* [Working data]:
· · · ·
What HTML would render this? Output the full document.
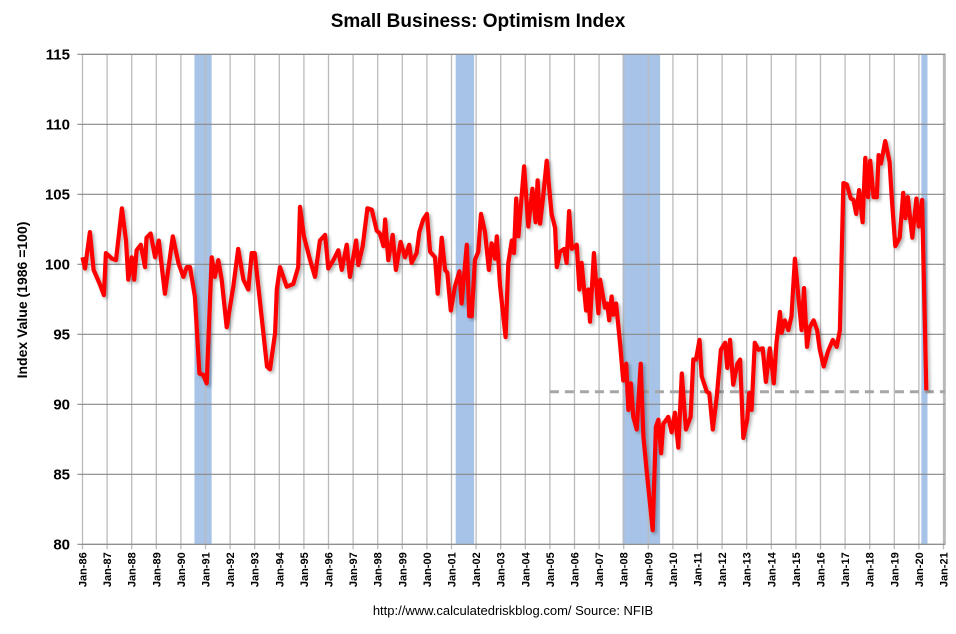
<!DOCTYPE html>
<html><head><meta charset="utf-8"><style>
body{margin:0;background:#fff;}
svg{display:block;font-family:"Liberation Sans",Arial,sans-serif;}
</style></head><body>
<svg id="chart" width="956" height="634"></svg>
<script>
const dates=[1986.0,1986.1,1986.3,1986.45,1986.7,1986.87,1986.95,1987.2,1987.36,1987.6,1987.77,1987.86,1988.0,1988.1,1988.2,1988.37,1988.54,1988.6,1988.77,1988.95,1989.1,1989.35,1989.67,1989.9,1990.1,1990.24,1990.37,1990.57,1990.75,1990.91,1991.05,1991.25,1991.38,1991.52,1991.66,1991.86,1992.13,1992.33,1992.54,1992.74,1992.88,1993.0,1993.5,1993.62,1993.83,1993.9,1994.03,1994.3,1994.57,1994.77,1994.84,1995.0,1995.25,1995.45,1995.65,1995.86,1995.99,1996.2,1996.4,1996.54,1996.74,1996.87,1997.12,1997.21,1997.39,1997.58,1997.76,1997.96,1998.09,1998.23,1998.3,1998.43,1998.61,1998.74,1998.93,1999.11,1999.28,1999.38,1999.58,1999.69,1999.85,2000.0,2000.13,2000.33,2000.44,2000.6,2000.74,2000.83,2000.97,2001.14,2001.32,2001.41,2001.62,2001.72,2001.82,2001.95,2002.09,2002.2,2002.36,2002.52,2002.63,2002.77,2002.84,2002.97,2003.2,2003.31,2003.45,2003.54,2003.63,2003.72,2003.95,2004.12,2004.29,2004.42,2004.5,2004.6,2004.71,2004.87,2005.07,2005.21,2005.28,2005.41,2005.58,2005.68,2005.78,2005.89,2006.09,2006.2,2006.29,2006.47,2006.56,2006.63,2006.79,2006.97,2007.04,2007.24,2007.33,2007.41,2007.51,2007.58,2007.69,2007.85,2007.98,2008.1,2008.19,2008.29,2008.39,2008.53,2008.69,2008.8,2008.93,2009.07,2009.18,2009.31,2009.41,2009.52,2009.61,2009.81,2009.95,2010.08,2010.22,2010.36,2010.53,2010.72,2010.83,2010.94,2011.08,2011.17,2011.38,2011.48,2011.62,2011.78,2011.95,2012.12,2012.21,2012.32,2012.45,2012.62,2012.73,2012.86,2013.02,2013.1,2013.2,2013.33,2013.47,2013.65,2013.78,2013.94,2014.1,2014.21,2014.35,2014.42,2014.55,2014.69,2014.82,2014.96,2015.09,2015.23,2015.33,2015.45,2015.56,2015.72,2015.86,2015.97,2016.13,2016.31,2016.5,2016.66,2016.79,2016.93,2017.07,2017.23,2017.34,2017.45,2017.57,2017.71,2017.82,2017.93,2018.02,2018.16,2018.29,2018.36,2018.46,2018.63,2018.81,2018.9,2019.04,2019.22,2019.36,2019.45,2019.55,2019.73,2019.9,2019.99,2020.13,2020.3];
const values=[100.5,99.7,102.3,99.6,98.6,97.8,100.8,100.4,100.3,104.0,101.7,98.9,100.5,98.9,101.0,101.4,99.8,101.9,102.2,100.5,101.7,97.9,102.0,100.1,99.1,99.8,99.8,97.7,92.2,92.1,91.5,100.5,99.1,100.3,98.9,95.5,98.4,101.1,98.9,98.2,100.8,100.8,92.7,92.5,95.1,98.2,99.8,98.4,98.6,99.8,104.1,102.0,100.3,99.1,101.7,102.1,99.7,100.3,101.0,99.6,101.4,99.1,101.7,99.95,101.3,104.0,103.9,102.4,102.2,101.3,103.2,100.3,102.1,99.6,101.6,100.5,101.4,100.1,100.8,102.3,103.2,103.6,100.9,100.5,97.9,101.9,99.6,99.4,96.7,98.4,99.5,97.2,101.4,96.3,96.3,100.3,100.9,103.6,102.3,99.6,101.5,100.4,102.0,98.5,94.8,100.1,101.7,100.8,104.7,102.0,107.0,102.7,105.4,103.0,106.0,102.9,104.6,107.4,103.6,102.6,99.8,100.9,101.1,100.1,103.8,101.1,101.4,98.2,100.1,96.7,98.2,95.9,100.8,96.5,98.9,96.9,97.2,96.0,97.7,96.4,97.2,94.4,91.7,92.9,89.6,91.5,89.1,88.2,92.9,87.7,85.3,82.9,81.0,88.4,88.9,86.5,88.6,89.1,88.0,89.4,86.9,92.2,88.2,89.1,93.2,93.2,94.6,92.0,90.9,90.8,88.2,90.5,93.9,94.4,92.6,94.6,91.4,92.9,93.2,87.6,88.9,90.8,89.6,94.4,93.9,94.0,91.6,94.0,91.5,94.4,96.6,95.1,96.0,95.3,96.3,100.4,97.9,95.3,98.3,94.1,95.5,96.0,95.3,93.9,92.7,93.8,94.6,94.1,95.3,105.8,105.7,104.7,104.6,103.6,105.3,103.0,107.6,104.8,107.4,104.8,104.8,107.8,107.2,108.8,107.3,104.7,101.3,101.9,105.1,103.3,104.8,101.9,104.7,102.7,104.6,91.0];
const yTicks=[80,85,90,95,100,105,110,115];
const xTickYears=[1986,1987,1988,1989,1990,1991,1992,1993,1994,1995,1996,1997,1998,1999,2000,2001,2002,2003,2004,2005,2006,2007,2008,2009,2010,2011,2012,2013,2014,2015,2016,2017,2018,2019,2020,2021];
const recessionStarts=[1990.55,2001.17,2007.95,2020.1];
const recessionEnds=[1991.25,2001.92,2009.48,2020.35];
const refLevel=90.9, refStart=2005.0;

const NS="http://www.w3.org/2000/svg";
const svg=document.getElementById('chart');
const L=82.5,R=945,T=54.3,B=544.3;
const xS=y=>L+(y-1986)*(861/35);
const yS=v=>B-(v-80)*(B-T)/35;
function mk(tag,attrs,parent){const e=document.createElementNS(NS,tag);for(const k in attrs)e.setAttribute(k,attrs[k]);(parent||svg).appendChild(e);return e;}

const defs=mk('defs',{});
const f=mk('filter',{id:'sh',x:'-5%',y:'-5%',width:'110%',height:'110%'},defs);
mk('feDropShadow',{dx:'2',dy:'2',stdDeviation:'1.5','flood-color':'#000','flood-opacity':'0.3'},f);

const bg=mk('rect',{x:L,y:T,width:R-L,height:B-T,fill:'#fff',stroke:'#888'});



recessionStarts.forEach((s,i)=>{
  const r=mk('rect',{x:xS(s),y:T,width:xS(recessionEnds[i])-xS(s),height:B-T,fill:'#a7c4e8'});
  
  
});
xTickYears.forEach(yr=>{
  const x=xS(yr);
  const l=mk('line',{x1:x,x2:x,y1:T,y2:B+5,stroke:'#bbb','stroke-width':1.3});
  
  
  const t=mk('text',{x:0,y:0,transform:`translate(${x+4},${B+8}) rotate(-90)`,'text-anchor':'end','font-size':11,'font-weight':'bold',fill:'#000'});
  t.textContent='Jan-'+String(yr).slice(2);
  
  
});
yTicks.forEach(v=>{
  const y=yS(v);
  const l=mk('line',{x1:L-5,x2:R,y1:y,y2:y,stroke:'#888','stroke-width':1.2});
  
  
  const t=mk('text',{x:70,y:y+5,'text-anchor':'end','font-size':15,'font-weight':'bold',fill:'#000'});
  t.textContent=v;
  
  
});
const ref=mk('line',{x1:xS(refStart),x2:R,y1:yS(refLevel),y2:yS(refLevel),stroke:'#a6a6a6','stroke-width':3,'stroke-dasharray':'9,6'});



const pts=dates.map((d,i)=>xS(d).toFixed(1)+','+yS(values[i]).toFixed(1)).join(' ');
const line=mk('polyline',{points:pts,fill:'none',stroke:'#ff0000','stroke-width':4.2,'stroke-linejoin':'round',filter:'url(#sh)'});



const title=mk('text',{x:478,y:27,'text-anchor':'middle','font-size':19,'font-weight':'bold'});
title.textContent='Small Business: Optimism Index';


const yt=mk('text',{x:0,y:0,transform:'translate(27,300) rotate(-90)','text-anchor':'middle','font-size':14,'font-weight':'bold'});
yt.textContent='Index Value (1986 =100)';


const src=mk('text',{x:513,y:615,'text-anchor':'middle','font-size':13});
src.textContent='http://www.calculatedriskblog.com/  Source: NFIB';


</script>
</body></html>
· · · ·
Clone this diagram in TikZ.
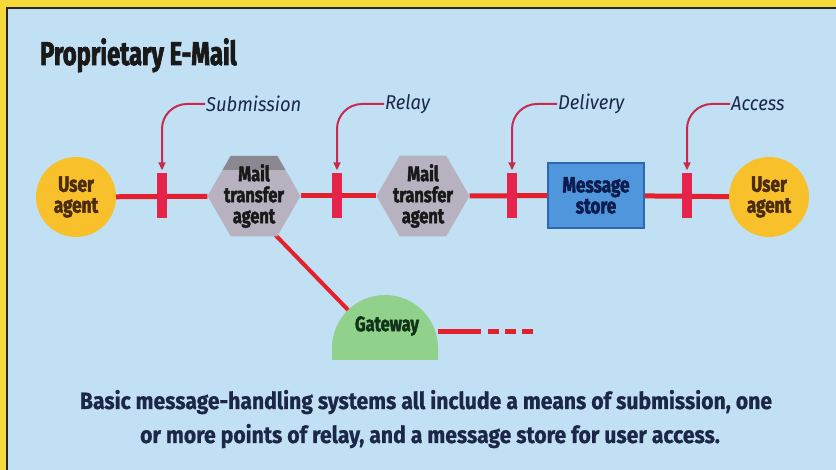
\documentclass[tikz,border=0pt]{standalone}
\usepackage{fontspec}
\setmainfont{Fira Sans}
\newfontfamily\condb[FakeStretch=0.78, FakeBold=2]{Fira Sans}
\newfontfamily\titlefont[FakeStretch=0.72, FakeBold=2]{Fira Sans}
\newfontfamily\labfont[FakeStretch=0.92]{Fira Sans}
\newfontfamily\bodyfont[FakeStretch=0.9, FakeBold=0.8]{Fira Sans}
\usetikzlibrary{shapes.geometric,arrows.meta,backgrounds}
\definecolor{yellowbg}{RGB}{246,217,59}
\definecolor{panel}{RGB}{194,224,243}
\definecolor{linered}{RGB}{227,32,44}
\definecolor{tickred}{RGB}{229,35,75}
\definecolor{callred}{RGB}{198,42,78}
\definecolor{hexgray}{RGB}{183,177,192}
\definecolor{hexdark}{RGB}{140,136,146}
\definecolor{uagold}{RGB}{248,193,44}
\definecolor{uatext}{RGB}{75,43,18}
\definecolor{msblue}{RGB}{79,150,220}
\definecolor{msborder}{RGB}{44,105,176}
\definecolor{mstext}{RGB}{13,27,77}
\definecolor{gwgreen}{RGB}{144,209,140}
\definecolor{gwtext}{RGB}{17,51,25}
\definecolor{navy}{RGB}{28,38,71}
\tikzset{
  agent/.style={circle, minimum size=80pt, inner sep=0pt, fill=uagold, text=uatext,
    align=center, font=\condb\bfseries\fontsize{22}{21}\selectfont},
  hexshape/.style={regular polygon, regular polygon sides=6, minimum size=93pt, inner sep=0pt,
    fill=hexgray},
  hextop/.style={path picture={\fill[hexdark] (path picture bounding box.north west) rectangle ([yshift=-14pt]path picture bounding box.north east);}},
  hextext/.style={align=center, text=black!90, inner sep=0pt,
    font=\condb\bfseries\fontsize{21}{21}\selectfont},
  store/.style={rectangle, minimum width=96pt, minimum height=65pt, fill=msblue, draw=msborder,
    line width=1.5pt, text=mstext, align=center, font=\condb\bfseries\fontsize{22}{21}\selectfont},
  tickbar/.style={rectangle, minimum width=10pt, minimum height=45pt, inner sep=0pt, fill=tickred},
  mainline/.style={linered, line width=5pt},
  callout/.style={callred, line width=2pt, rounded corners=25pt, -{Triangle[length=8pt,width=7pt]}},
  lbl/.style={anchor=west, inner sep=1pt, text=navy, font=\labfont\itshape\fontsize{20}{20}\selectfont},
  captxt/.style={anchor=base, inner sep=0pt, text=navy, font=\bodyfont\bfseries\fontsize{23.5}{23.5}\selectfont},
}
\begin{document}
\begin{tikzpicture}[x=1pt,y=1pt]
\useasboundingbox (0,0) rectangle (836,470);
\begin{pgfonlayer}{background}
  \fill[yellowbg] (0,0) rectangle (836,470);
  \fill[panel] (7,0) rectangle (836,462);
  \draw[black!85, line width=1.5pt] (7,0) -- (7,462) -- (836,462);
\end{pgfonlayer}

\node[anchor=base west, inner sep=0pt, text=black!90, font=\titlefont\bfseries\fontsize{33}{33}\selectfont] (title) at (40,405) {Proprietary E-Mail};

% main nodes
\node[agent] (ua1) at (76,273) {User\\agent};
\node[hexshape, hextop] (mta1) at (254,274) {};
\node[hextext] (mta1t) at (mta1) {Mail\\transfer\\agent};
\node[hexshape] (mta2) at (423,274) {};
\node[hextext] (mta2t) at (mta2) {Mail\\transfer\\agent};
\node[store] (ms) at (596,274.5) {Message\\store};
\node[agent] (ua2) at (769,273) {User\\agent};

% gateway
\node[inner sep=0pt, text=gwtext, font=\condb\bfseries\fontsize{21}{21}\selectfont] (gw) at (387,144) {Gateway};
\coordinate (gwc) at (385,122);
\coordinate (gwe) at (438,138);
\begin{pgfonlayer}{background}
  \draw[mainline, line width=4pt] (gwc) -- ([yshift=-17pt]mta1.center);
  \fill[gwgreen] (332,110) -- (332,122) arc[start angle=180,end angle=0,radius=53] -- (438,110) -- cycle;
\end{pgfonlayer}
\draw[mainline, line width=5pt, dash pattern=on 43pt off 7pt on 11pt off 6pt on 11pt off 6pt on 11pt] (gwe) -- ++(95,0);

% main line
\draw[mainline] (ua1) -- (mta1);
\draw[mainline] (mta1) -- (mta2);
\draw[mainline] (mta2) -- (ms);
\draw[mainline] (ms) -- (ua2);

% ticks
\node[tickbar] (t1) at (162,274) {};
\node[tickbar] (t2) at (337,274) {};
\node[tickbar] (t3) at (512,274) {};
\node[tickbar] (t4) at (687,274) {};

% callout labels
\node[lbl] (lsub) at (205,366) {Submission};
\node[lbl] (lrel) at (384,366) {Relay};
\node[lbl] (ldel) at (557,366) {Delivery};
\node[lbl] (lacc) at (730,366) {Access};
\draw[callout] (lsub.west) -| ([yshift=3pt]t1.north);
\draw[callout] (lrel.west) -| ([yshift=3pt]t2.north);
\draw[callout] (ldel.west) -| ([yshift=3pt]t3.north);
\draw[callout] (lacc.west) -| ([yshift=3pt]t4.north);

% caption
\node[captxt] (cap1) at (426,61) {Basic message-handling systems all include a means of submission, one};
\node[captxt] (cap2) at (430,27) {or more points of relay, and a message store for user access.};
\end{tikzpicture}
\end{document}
· · · ·
* [Task directions]: Give the number of lines in the material above that have the word "this" in them, and nothing more.

* [Task solution]: 2